Global stocks sink as safe-haven assets gain

Investors hope Europe will continue to rebound from economic damage of coronavirus

Reuters June 27, 2020
NEW YORK: Global equities sank and perceived safe-haven assets like US Treasuries and gold gained on Friday as investors weighed hopes that Europe will continue to rebound from the coronavirus pandemic’s economic damage against concerns over a record surge in new Covid-19 infections in the United States.

The euro zone is “probably past” the worst of the economic crisis, European Central Bank President Christine Lagarde said, while urging authorities to prepare for a possible second wave.

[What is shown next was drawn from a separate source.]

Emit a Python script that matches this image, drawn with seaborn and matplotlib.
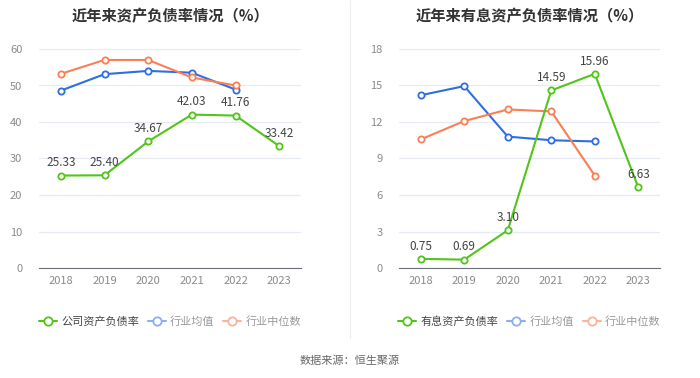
import numpy as np
import pandas as pd
import seaborn as sns
import matplotlib.pyplot as plt
from matplotlib.lines import Line2D

sns.set_style("white")
plt.rcParams['font.family'] = ['Noto Sans CJK SC', 'DejaVu Sans']

# data
years = ['2018', '2019', '2020', '2021', '2022', '2023']
debt_company = [25.33, 25.40, 34.67, 42.03, 41.76, 33.42]
debt_avg = [48.6, 53.1, 54.0, 53.5, 48.9]
debt_median = [53.2, 57.0, 57.0, 52.2, 50.0]

int_company = [0.75, 0.69, 3.10, 14.59, 15.96, 6.63]
int_avg = [14.2, 14.95, 10.8, 10.5, 10.4]
int_median = [10.57, 12.08, 13.03, 12.87, 7.6]

green = '#52c41a'
blue = '#2f6ee0'
orange = '#fa7f55'
blue_light = '#8fadf0'
orange_light = '#fbb49c'


def draw(ax, company, avg, median, yticks, title, company_name):
    for vals, color in [(avg, blue), (median, orange), (company, green)]:
        df = pd.DataFrame({'x': np.arange(len(vals)), 'y': vals})
        sns.lineplot(data=df, x='x', y='y', ax=ax, color=color, linewidth=1.5,
                     marker='o', markersize=4.5, markerfacecolor='white',
                     markeredgecolor=color, markeredgewidth=1.3, zorder=3)
    for i, v in enumerate(company):
        ax.annotate(f'{v:.2f}', (i, v), xytext=(0, 4.5), textcoords='offset points',
                    ha='center', va='bottom', fontsize=8.5, color='#444444', zorder=4)
    ax.set_xlim(-0.5, len(years) - 0.5)
    ax.set_ylim(yticks[0], yticks[-1])
    ax.set_yticks(yticks)
    ax.set_xticks(range(len(years)))
    ax.set_xticklabels(years)
    ax.set_xlabel('')
    ax.set_ylabel('')
    ax.grid(axis='y', color='#e6eaf2', linewidth=0.9)
    ax.set_axisbelow(True)
    for s in ['top', 'right', 'left']:
        ax.spines[s].set_visible(False)
    ax.spines['bottom'].set_color('#6e7079')
    ax.tick_params(axis='x', colors='#6e7079', labelcolor='#8a8a8a', labelsize=8,
                   length=3, width=0.8, direction='out', pad=3)
    ax.tick_params(axis='y', length=0, labelcolor='#8a8a8a', labelsize=8, pad=12)
    ax.set_title(title, fontsize=11, fontweight='bold', color='#333333', pad=20)
    handles = [
        Line2D([], [], color=green, marker='o', markerfacecolor='white', markeredgecolor=green,
               markersize=6, linewidth=1.5, markeredgewidth=1.3),
        Line2D([], [], color=blue_light, marker='o', markerfacecolor='white', markeredgecolor=blue_light,
               markersize=6, linewidth=1.5, markeredgewidth=1.3),
        Line2D([], [], color=orange_light, marker='o', markerfacecolor='white', markeredgecolor=orange_light,
               markersize=6, linewidth=1.5, markeredgewidth=1.3),
    ]
    leg = ax.legend(handles, [company_name, '行业均值', '行业中位数'], loc='upper center',
                    bbox_to_anchor=(0.5, -0.175), ncol=3, frameon=False, fontsize=8,
                    handlelength=1.6, handletextpad=0.4, columnspacing=0.8)
    texts = leg.get_texts()
    texts[0].set_color('#444444')
    texts[1].set_color('#999999')
    texts[2].set_color('#999999')


fig = plt.figure(figsize=(7, 3.78), dpi=100)
ax1 = fig.add_axes([39 / 700, 110 / 378, 262 / 700, 219 / 378])
ax2 = fig.add_axes([399 / 700, 110 / 378, 261 / 700, 219 / 378])

draw(ax1, debt_company, debt_avg, debt_median, [0, 10, 20, 30, 40, 50, 60],
     '近年来资产负债率情况（%）', '公司资产负债率')
draw(ax2, int_company, int_avg, int_median, [0, 3, 6, 9, 12, 15, 18],
     '近年来有息资产负债率情况（%）', '有息资产负债率')

fig.add_artist(Line2D([350 / 700, 350 / 700], [40 / 378, 1.0], color='#eeeeee', linewidth=0.8))
fig.text(0.5, 17 / 378, '数据来源：恒生聚源', ha='center', va='center', fontsize=8, color='#666666')

fig.savefig('out.png', dpi=100)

There were at least 39,818 new coronavirus cases across the United States on Thursday, the largest one-day increase yet.

The governor of Texas temporarily halted the state’s reopening as infections and hospitalisations surged. MSCI’s gauge of stocks across the globe shed 1.25% following broad declines in Europe and slight gains in Asia. The index is up approximately 40% since its March lows.

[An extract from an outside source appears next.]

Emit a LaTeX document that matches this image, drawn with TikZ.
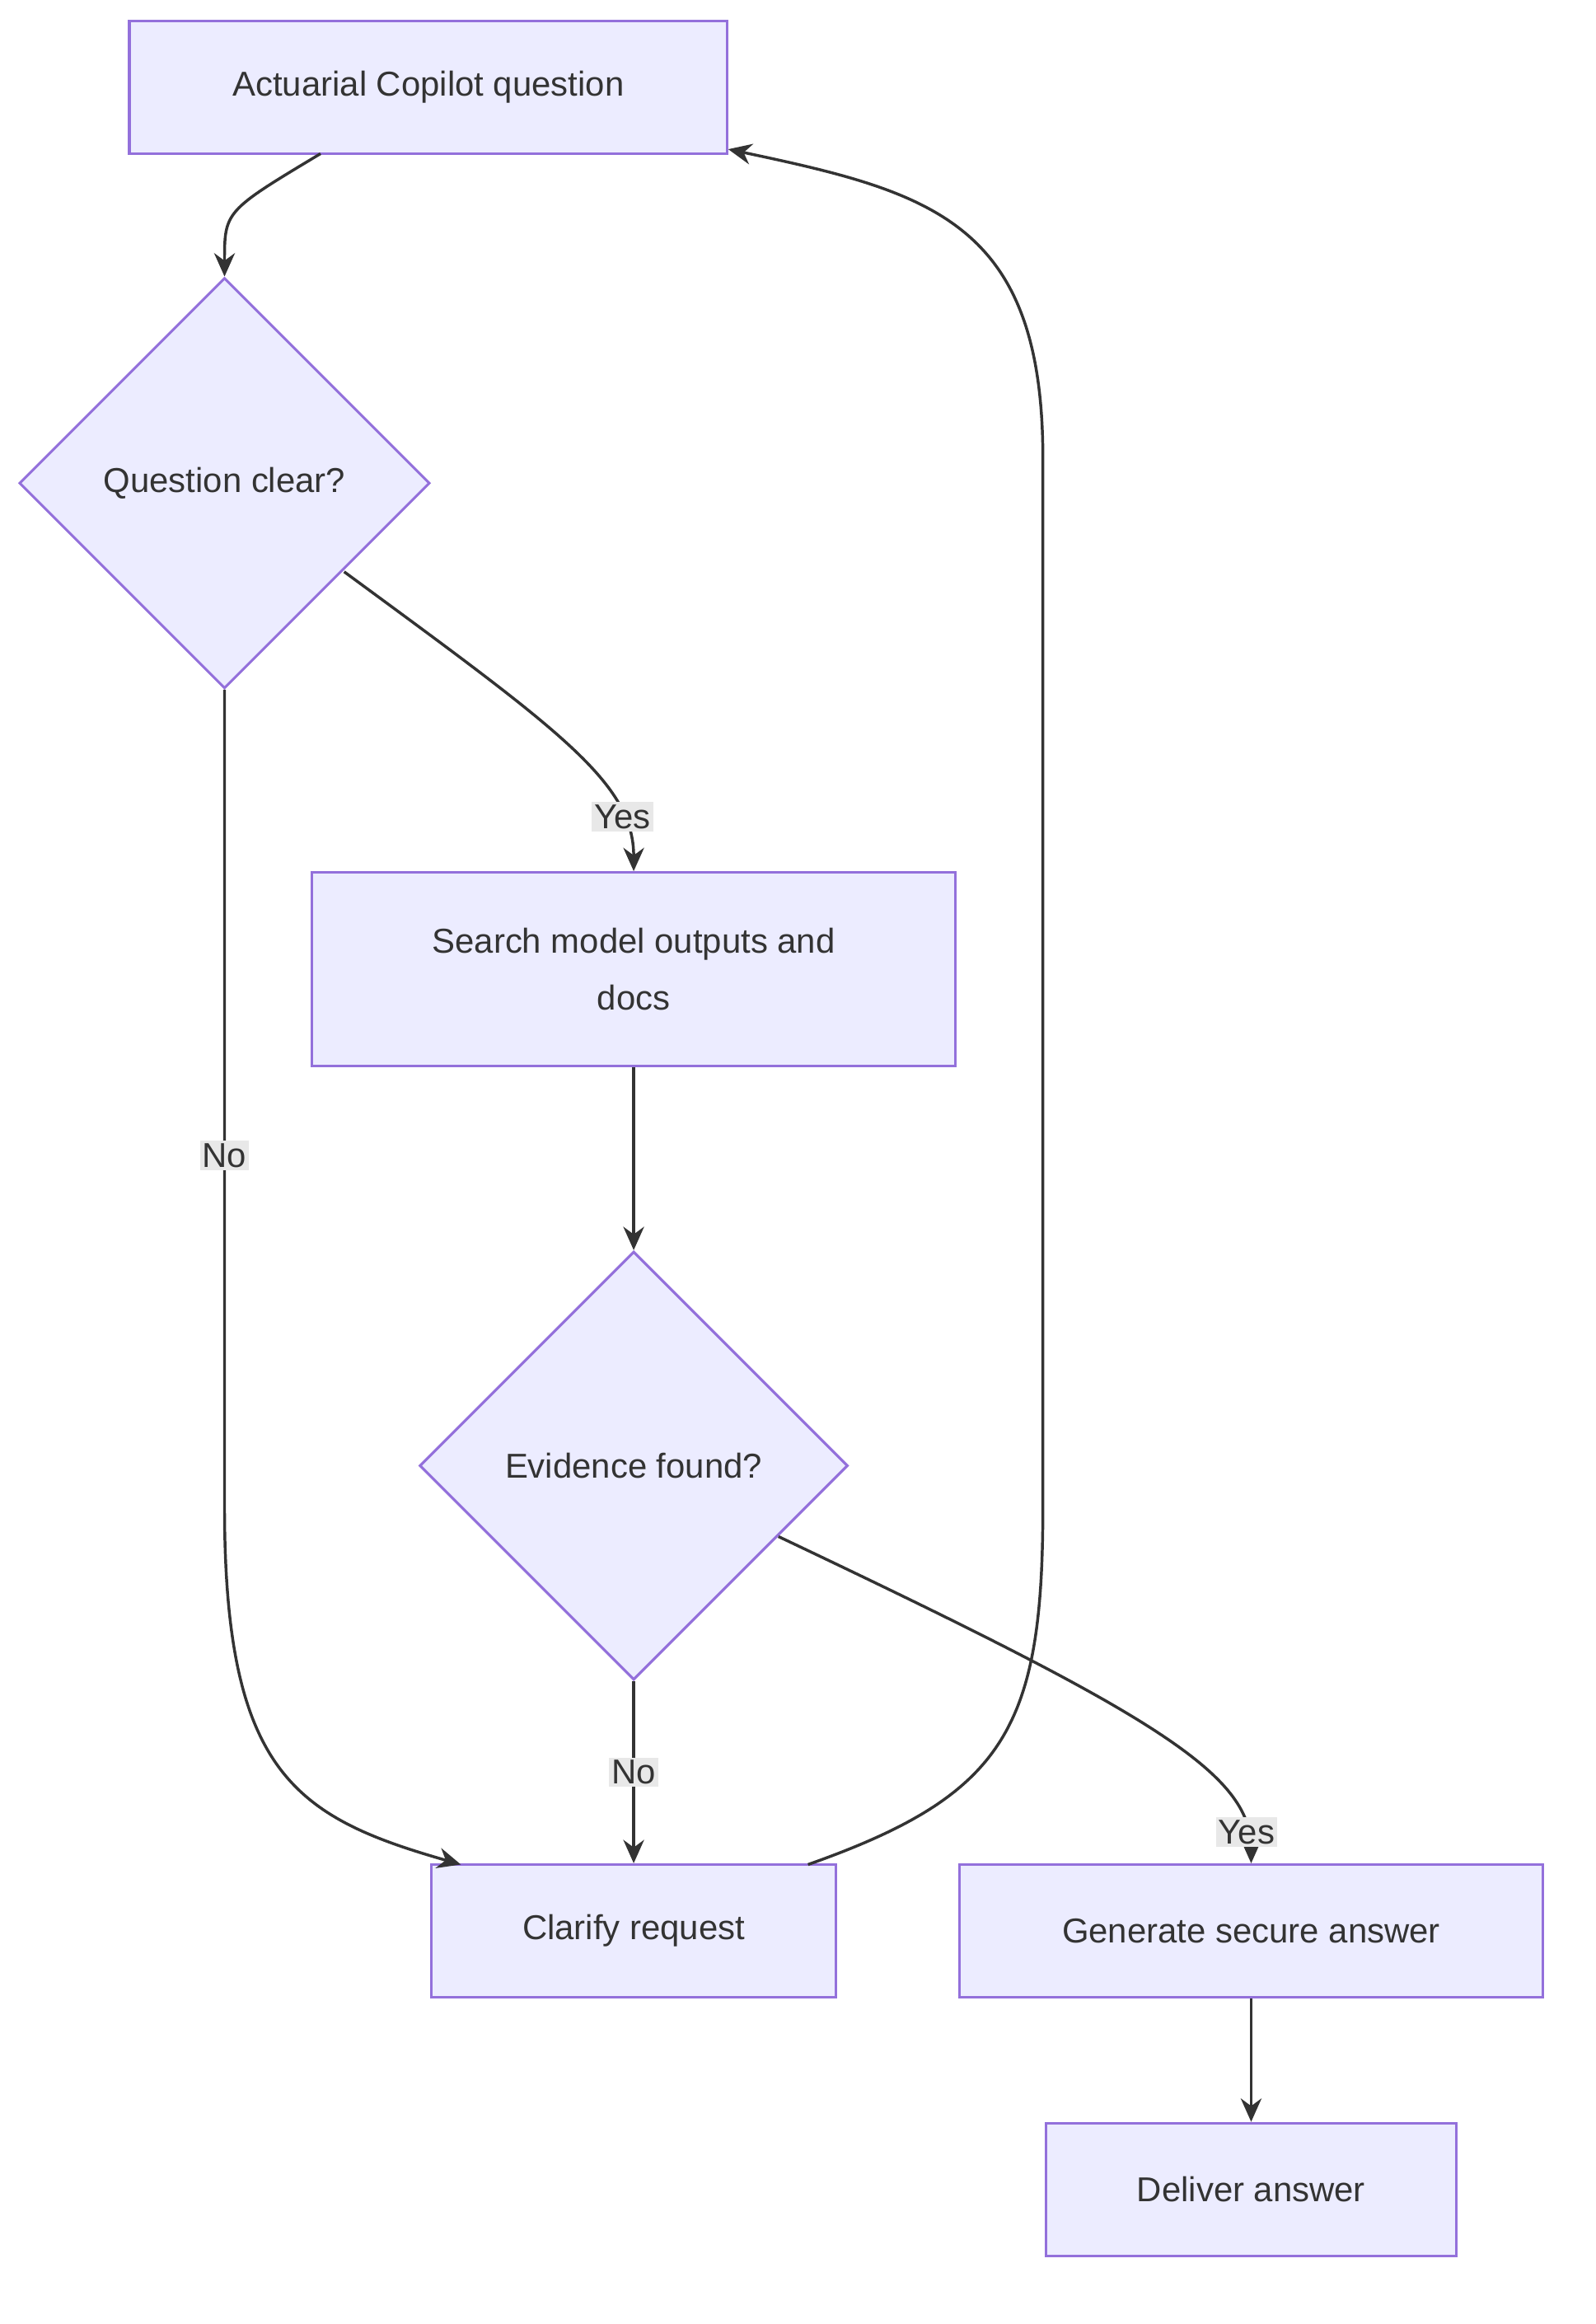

“Even though we continue to see some pretty scary virus numbers coming out of the US, it’s not really dented sentiment - not to any sustained degree at least,” said Timothy Graf, head of macro strategy for EMEA at State Street Global Markets.

The euro gained versus the US dollar and was on track for its biggest weekly rise in three weeks after the ECB reaffirmed its dovish stance in the minutes of its latest policy meeting.

Concerns about the economic fallout from the surge in US coronavirus cases helped bolster perceived safe havens. Spot gold added 0.3% to $1,766.71 an ounce. US gold futures gained 0.15% to $1,764.70 an ounce.

Credit Suisse changed its position on global equities to “neutral” from “overweight,” saying it was taking profits after the recent rally, but kept its overweight positions in credit markets.

Record high inventories and fears of declining demand pushed oil prices lower. US crude recently fell 1.42% to $38.17 per barrel and Brent was at $40.68, down 0.9% on the day.

Published in The Express Tribune, June 27th, 2020.